Tonight is Michelle Obama's time to shine.
The fist-bumping fashionista will give what is being billed as a deeply personal televised speech tonight at the Democratic National Convention about why her husband, Barak Obama, should become the next President.
For many Americans, this primetime appearance on national television will be their first real look at the woman who could be their First Lady - which makes it Michelle Obama's most important appearance yet.
But will her image problem come back to haunt her?
Under criticism for some controversial comments, Obama has tried to soften her image in recent months. She re-branded herself as a down-to-earth working mom when she yucked it up with the girls on "The View" in June. She chatted about her background, patriotism and sexism with candor and a sense of humor that ingratiated her to many women viewers. Even the black-and-white dress she wore made headlines.
She also began speaking more about her family during interviews, offering insight into how she and Barack raise their kids and run a household. For many, the headline-making first-bump she shared with her husband in early June when he won the Democratic nomination was evidence of her authenticity. She made Vanity Fair's Best Dressed List and the covers of Ebony, Essence and Ladies Home Journal.

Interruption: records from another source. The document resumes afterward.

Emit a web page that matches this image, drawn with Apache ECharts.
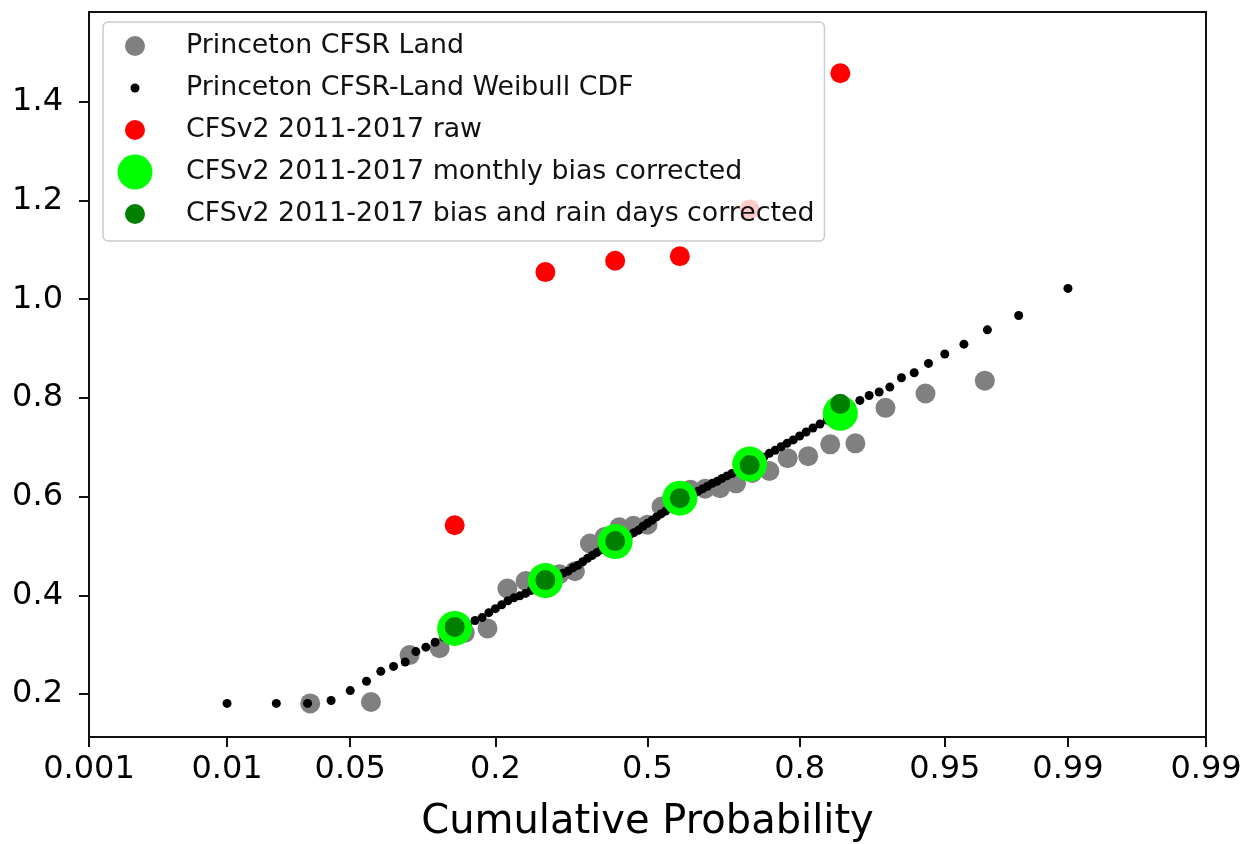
<!DOCTYPE html>
<html>
<head>
<meta charset="utf-8">
<script src="https://cdn.jsdelivr.net/npm/echarts@6/dist/echarts.min.js"></script>
<style>
html,body{margin:0;padding:0;background:#fff;}
#chart{width:1242px;height:844px;}
</style>
</head>
<body>
<div id="chart"></div>
<script>
// ---- data (x = cumulative probability, y = value) ----
const tickProbs = [0.001, 0.01, 0.05, 0.2, 0.5, 0.8, 0.95, 0.99, 0.999];
const tickLabels = ['0.001', '0.01', '0.05', '0.2', '0.5', '0.8', '0.95', '0.99', '0.99'];
const yTicks = [0.2, 0.4, 0.6, 0.8, 1.0, 1.2, 1.4];

const landProb = [0.031, 0.063, 0.094, 0.125, 0.156, 0.188, 0.219, 0.25, 0.281, 0.313, 0.344,
  0.375, 0.406, 0.438, 0.469, 0.5, 0.531, 0.563, 0.594, 0.625, 0.656, 0.688, 0.719, 0.75,
  0.781, 0.813, 0.844, 0.875, 0.906, 0.938, 0.969];
const landVal = [0.181, 0.184, 0.279, 0.293, 0.324, 0.333, 0.414, 0.429, 0.439, 0.443, 0.449,
  0.505, 0.518, 0.538, 0.541, 0.543, 0.580, 0.591, 0.614, 0.616, 0.617, 0.627, 0.648, 0.652,
  0.678, 0.682, 0.706, 0.708, 0.780, 0.809, 0.835];

const cdfProb = [0.01, 0.02, 0.03, 0.04, 0.05, 0.06, 0.07, 0.08, 0.09, 0.10,
  0.11, 0.12, 0.13, 0.14, 0.15, 0.16, 0.17, 0.18, 0.19, 0.20,
  0.21, 0.22, 0.23, 0.24, 0.25, 0.26, 0.27, 0.28, 0.29, 0.30,
  0.31, 0.32, 0.33, 0.34, 0.35, 0.36, 0.37, 0.38, 0.39, 0.40,
  0.41, 0.42, 0.43, 0.44, 0.45, 0.46, 0.47, 0.48, 0.49, 0.50,
  0.51, 0.52, 0.53, 0.54, 0.55, 0.56, 0.57, 0.58, 0.59, 0.60,
  0.61, 0.62, 0.63, 0.64, 0.65, 0.66, 0.67, 0.68, 0.69, 0.70,
  0.71, 0.72, 0.73, 0.74, 0.75, 0.76, 0.77, 0.78, 0.79, 0.80,
  0.81, 0.82, 0.83, 0.84, 0.85, 0.86, 0.87, 0.88, 0.89, 0.90,
  0.91, 0.92, 0.93, 0.94, 0.95, 0.96, 0.97, 0.98, 0.99];
const cdfVal = [0.181, 0.181, 0.181, 0.187, 0.207, 0.226, 0.246, 0.256, 0.265, 0.286,
  0.295, 0.305, 0.315, 0.324, 0.333, 0.341, 0.349, 0.355, 0.365, 0.373,
  0.381, 0.389, 0.395, 0.399, 0.404, 0.410, 0.417, 0.424, 0.430, 0.436,
  0.441, 0.445, 0.449, 0.456, 0.461, 0.468, 0.475, 0.481, 0.487, 0.493,
  0.498, 0.504, 0.510, 0.514, 0.519, 0.522, 0.527, 0.532, 0.540, 0.546,
  0.552, 0.559, 0.565, 0.571, 0.579, 0.586, 0.593, 0.598, 0.602, 0.606,
  0.611, 0.616, 0.621, 0.627, 0.631, 0.637, 0.642, 0.647, 0.652, 0.657,
  0.662, 0.668, 0.674, 0.680, 0.688, 0.694, 0.701, 0.708, 0.715, 0.723,
  0.731, 0.739, 0.747, 0.755, 0.764, 0.773, 0.784, 0.795, 0.805, 0.812,
  0.822, 0.841, 0.851, 0.870, 0.889, 0.909, 0.938, 0.967, 1.022];

const cfsProb = [0.143, 0.286, 0.429, 0.571, 0.714, 0.857];
const rawVal = [0.542, 1.055, 1.078, 1.087, 1.182, 1.458];
const monthlyVal = [0.333, 0.430, 0.509, 0.597, 0.666, 0.769];
const rainDaysVal = [0.336, 0.431, 0.510, 0.597, 0.664, 0.788];

const seriesNames = [
  'Princeton CFSR Land',
  'Princeton CFSR-Land Weibull CDF',
  'CFSv2 2011-2017 raw',
  'CFSv2 2011-2017 monthly bias corrected',
  'CFSv2 2011-2017 bias and rain days corrected'
];

// ---- normal probability (probit) scale transform ----
function probit(p) {
  const a = [-3.969683028665376e+01, 2.209460984245205e+02, -2.759285104469687e+02, 1.383577518672690e+02, -3.066479806614716e+01, 2.506628277459239e+00];
  const b = [-5.447609879822406e+01, 1.615858368580409e+02, -1.556989798598866e+02, 6.680131188771972e+01, -1.328068155288572e+01];
  const c = [-7.784894002430293e-03, -3.223964580411365e-01, -2.400758277161838e+00, -2.549671010229528e+00, 4.374664141464968e+00, 2.938163982698783e+00];
  const d = [7.784695709041462e-03, 3.224671290700398e-01, 2.445134137142996e+00, 3.754408661907416e+00];
  const plow = 0.02425;
  let q, r;
  if (p < plow) {
    q = Math.sqrt(-2 * Math.log(p));
    return (((((c[0]*q+c[1])*q+c[2])*q+c[3])*q+c[4])*q+c[5]) / ((((d[0]*q+d[1])*q+d[2])*q+d[3])*q+1);
  } else if (p <= 1 - plow) {
    q = p - 0.5; r = q*q;
    return (((((a[0]*r+a[1])*r+a[2])*r+a[3])*r+a[4])*r+a[5])*q / (((((b[0]*r+b[1])*r+b[2])*r+b[3])*r+b[4])*r+1);
  } else {
    q = Math.sqrt(-2 * Math.log(1 - p));
    return -(((((c[0]*q+c[1])*q+c[2])*q+c[3])*q+c[4])*q+c[5]) / ((((d[0]*q+d[1])*q+d[2])*q+d[3])*q+1);
  }
}
function pairs(ps, vs) { return ps.map((p, i) => [probit(p), vs[i]]); }

const tickZ = tickProbs.map(probit);

// legend icon: circle of radius r (px) centred at (18,18) in a 64x36 box
function legendIcon(r) {
  return 'path://M0 0M64 36M' + (18 - r) + ' 18A' + r + ' ' + r + ' 0 1 0 ' + (18 + r) + ' 18A' + r + ' ' + r + ' 0 1 0 ' + (18 - r) + ' 18Z';
}

const FONT = 'DejaVu Sans';
const INK = '#000000';
const chart = echarts.init(document.getElementById('chart'), null, {renderer: 'canvas'});
chart.setOption({
  animation: false,
  backgroundColor: '#ffffff',
  textStyle: {fontFamily: FONT},
  grid: {
    left: 89, right: 36, top: 12, bottom: 107,
    show: true, borderColor: '#111111', borderWidth: 2, backgroundColor: 'transparent',
    containLabel: false, outerBoundsMode: 'none'
  },
  legend: {
    orient: 'vertical',
    left: 103, top: 22,
    padding: [6, 10, 9, 14],
    itemWidth: 64, itemHeight: 36, itemGap: 6,
    backgroundColor: 'rgba(255,255,255,0.8)',
    borderColor: '#cccccc', borderWidth: 1.5, borderRadius: 5,
    textStyle: {fontFamily: FONT, fontSize: 26.8, color: '#111111'},
    selectedMode: false,
    z: 20,
    data: [
      {name: seriesNames[0], icon: legendIcon(10)},
      {name: seriesNames[1], icon: legendIcon(4.5)},
      {name: seriesNames[2], icon: legendIcon(10)},
      {name: seriesNames[3], icon: legendIcon(17.5)},
      {name: seriesNames[4], icon: legendIcon(10)}
    ]
  },
  xAxis: {
    type: 'value',
    min: tickZ[0], max: tickZ[tickZ.length - 1],
    name: 'Cumulative Probability',
    nameLocation: 'middle', nameGap: 66,
    nameTextStyle: {fontFamily: FONT, fontSize: 40, color: INK},
    axisLine: {show: true, onZero: false, lineStyle: {color: '#111111', width: 2}},
    axisTick: {show: true, length: 10, inside: false, customValues: tickZ, lineStyle: {color: '#111111', width: 2}},
    axisLabel: {
      show: true, margin: 17, fontSize: 32, color: INK, fontFamily: FONT,
      customValues: tickZ, showMinLabel: true, showMaxLabel: true, hideOverlap: false,
      formatter: function (v) {
        for (let i = 0; i < tickZ.length; i++) if (Math.abs(tickZ[i] - v) < 1e-6) return tickLabels[i];
        return '';
      }
    },
    splitLine: {show: false}
  },
  yAxis: {
    type: 'value',
    min: 0.113, max: 1.582,
    axisLine: {show: true, onZero: false, lineStyle: {color: '#111111', width: 2}},
    axisTick: {show: true, length: 10, customValues: yTicks, lineStyle: {color: '#111111', width: 2}},
    axisLabel: {
      show: true, margin: 26, fontSize: 32, color: INK, fontFamily: FONT,
      customValues: yTicks, showMinLabel: true, showMaxLabel: true,
      formatter: function (v) { return v.toFixed(1); }
    },
    splitLine: {show: false}
  },
  series: [
    {name: seriesNames[0], type: 'scatter', data: pairs(landProb, landVal), symbol: 'circle', symbolSize: 20,
      itemStyle: {color: '#808080', opacity: 1}, silent: true, z: 2},
    {name: seriesNames[1], type: 'scatter', data: pairs(cdfProb, cdfVal), symbol: 'circle', symbolSize: 9,
      itemStyle: {color: '#000000', opacity: 1}, silent: true, z: 3},
    {name: seriesNames[2], type: 'scatter', data: pairs(cfsProb, rawVal), symbol: 'circle', symbolSize: 20,
      itemStyle: {color: '#ff0000', opacity: 1}, silent: true, z: 4},
    {name: seriesNames[3], type: 'scatter', data: pairs(cfsProb, monthlyVal), symbol: 'circle', symbolSize: 35,
      itemStyle: {color: '#00ff00', opacity: 1}, silent: true, z: 5},
    {name: seriesNames[4], type: 'scatter', data: pairs(cfsProb, rainDaysVal), symbol: 'circle', symbolSize: 20,
      itemStyle: {color: '#008000', opacity: 1}, silent: true, z: 6}
  ]
});
</script>
</body>
</html>
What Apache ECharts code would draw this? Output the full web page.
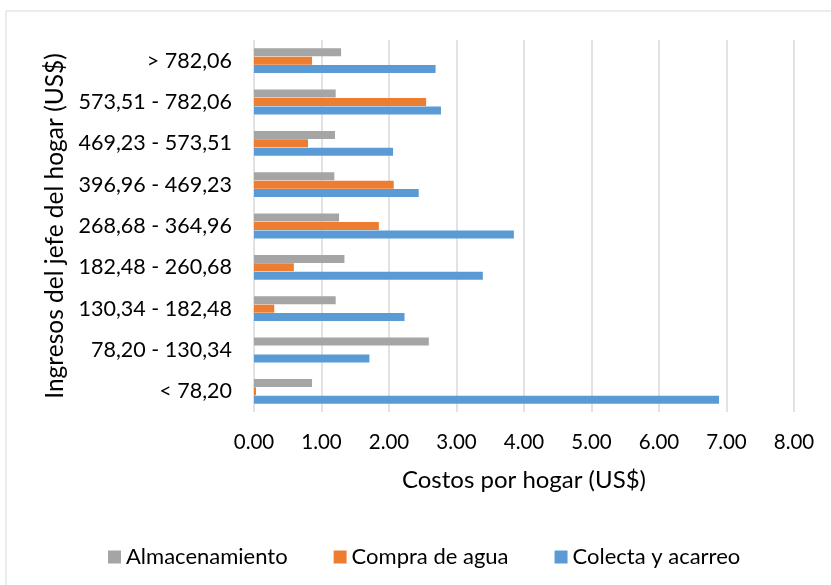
<!DOCTYPE html>
<html><head><meta charset="utf-8">
<script src="https://cdn.jsdelivr.net/npm/echarts@6/dist/echarts.min.js"></script>
<style>html,body{margin:0;padding:0;background:#fff}#c{width:831px;height:585px}</style>
</head><body><div id="c"></div>
<script>
const categories = ['< 78,20','78,20 - 130,34','130,34 - 182,48','182,48 - 260,68','268,68 - 364,96','396,96 - 469,23','469,23 - 573,51','573,51 - 782,06','> 782,06'];
const colecta = [6.89,1.71,2.23,3.39,3.85,2.44,2.06,2.77,2.69];
const compra = [0.03,0,0.30,0.59,1.85,2.07,0.80,2.55,0.86];
const almacen = [0.86,2.59,1.21,1.34,1.26,1.19,1.20,1.21,1.29];
const xTicks = [0,1,2,3,4,5,6,7,8];

const FONT = 'Lato';
const chart = echarts.init(document.getElementById('c'), null, {renderer:'canvas'});
chart.setOption({
  animation:false,
  backgroundColor:'#fff',
  textStyle:{fontFamily:FONT},
  graphic:[{type:'rect',shape:{x:6,y:11,width:840,height:600},style:{fill:'none',stroke:'#d9d9d9',lineWidth:1},silent:true}],
  grid:{left:254,right:37,top:40,bottom:173,containLabel:false},
  legend:{
    data:['Almacenamiento','Compra de agua','Colecta y acarreo'],
    left:103, top:541, itemWidth:13, itemHeight:13, itemGap:46,
    icon:'rect',
    textStyle:{fontFamily:FONT,fontSize:22,color:'#000',padding:[0,0,0,0]}
  },
  xAxis:{
    type:'value', min:xTicks[0], max:xTicks[xTicks.length-1], interval:1,
    name:'Costos por hogar (US$)', nameLocation:'middle', nameGap:56,
    nameTextStyle:{fontFamily:FONT,fontSize:24,color:'#000'},
    axisLine:{show:false}, axisTick:{show:false},
    axisLabel:{fontFamily:FONT,fontSize:20.5,color:'#000',margin:20,formatter:v=>v.toFixed(2)},
    splitLine:{show:true,lineStyle:{color:'#d9d9d9',width:1.5}}
  },
  yAxis:{
    type:'category', data:categories,
    name:'Ingresos del jefe del hogar (US$)', nameLocation:'middle', nameGap:183,
    nameTextStyle:{fontFamily:FONT,fontSize:24.5,color:'#000'},
    axisLine:{show:false}, axisTick:{show:false},
    axisLabel:{fontFamily:FONT,fontSize:21.5,color:'#000',margin:22}
  },
  series:[
    {name:'Almacenamiento',type:'bar',data:almacen,barWidth:8,barGap:'5%',itemStyle:{color:'#a5a5a5'}},
    {name:'Compra de agua',type:'bar',data:compra,barWidth:8,barGap:'5%',itemStyle:{color:'#ed7d31'}},
    {name:'Colecta y acarreo',type:'bar',data:colecta,barWidth:8,barGap:'5%',itemStyle:{color:'#5b9bd5'}}
  ]
});
</script></body></html>
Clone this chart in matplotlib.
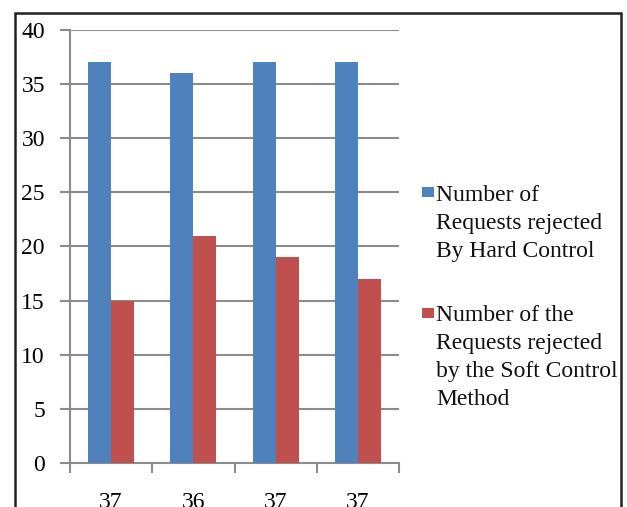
import matplotlib
matplotlib.use("Agg")
import matplotlib.pyplot as plt
from matplotlib.patches import Rectangle
import numpy as np

categories = ["37", "36", "37", "37"]
hard_values = [37, 36, 37, 37]
soft_values = [15, 21, 19, 17]
series_labels = ["Number of\nRequests rejected\nBy Hard Control",
                 "Number of the\nRequests rejected\nby the Soft Control\nMethod"]
yticks = [0, 5, 10, 15, 20, 25, 30, 35, 40]

blue = "#4F81BD"
red = "#C0504D"
grid_c = "#8C8C8C"

plt.rcParams['font.family'] = ['Liberation Serif', 'DejaVu Serif']

W, H = 627, 507
fig = plt.figure(figsize=(W / 100, H / 100), dpi=100)
ax = fig.add_axes([70 / W, 1 - 463 / H, (399 - 70) / W, (463 - 30) / H])

x = np.arange(len(categories))
bw = 0.28
ax.bar(x - bw / 2, hard_values, width=bw, color=blue, zorder=3)
ax.bar(x + bw / 2, soft_values, width=bw, color=red, zorder=3)

ax.set_xlim(-0.5, len(categories) - 0.5)
ax.set_ylim(0, 40)
ax.set_yticks(yticks)
ax.set_yticklabels([str(v) for v in yticks], fontsize=17)
ax.yaxis.grid(True, color=grid_c, linewidth=1.5, zorder=0)
ax.set_axisbelow(True)

ax.set_xticks(x)
ax.set_xticklabels(categories, fontsize=17)
ax.set_xticks(np.arange(-0.5, len(categories)), minor=True)
ax.tick_params(axis='x', which='major', length=0, pad=21)
ax.tick_params(axis='x', which='minor', length=7, width=1.5, color=grid_c, direction='out')
ax.tick_params(axis='y', length=7, width=1.5, color=grid_c, pad=11)

for s in ['top', 'right']:
    ax.spines[s].set_visible(False)
for s in ['left', 'bottom']:
    ax.spines[s].set_color(grid_c)
    ax.spines[s].set_linewidth(1.5)

# legend drawn manually (baseline given for the last line of each label)
leg_x_box = 422 / W
leg_x_txt = 436 / W
entries = [(blue, series_labels[0], 257, 192), (red, series_labels[1], 405, 313)]
for col, lab, ybase, ymark in entries:
    fig.patches.append(Rectangle((leg_x_box, 1 - (ymark + 5) / H), 12 / W, 10 / H,
                                 transform=fig.transFigure, facecolor=col, edgecolor='none'))
    fig.text(leg_x_txt, 1 - ybase / H, lab, fontsize=17, va='baseline', ha='left',
             linespacing=1.43, color='#111111')

# outer frame
fig.patches.append(Rectangle((15 / W, -0.1), (621 - 15) / W, 1.1 - 13 / H,
                             transform=fig.transFigure, fill=False,
                             edgecolor='#222222', linewidth=1.8, clip_on=False))

fig.savefig("out.png", dpi=100)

Sill looming, however, are the unflattering portrayals of the prospective First Lady as a loose cannon and too opinionated that threaten to resurface.
In February she drew significant criticism when she spoke to an audience in Wisconsin about how proud she was that hope was spreading across the country. She said: "For the first time in my adult lifetime, I am really proud of my country."
The sound bite played on a loop for a few days, drawing the ire of conservative pundits who together with Cindy McCain seized on the comments and alleged that Obama lacked patriotism.
"I don't know about you, if you heard those words earlier -- I am very proud of my country," she said.
Despite the naysayers Obama was able to move beyond the slip-up. But can the rest of the country? We'll all find out tonight.